Herbert Yoo and Paul Green
A total of 16 drivers (8 ages 16-30, 8 ages 65 or older) drove a driving simulator at approximately 45 mi/hr while following either a car, pickup truck, school bus, or tractor trailer. They drove on a winding two-lane road as they normally would, but were instructed not to pass the lead vehicle. The variance of the lead vehicles was either low (4.2 mi/hr) or high (for the car and pickup truck only, 7.1 mi/hr). They also identified signs when they appeared.
In general, older drivers followed at a greater distance than younger drivers (469 vs. 282 ft) and some older drivers followed so the lead vehicle would be out of sight (600 ft). These following distances, corresponding to headway times of 4.3 and 7.1 s, are much greater than are typically reported from on-the-road studies.

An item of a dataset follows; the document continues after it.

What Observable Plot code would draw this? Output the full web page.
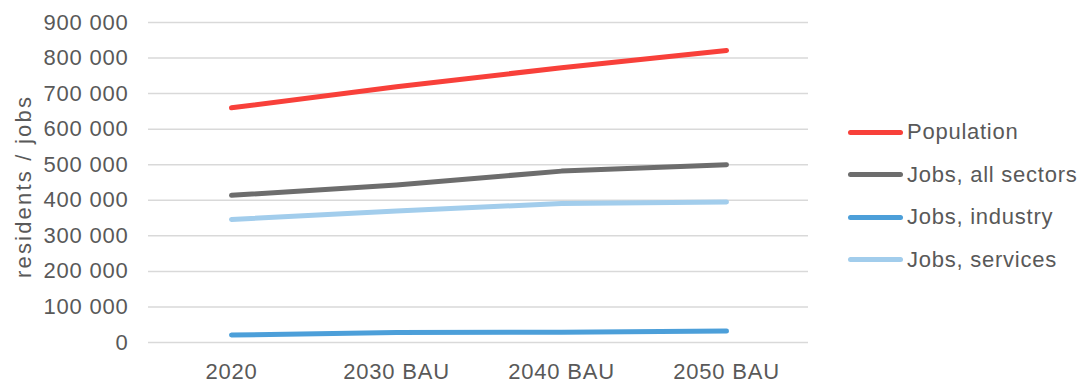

Although subjects followed cars about 10 percent closer than other vehicles, there were no other effects of vehicle type or its speed variability (within the range explored) on following distance. Further, both mean lateral position and the standard deviation of lateral position were unaffected by lead vehicle type or their speed variance, though there were significant individual differences. The lack of influence of vehicle characteristics may result from the absence of following traffic (and a rear view mirror to see such) in this simulation, so the pressure to keep up with traffic was missing. This suggests that following studies may require simulations to include a rear visual channel.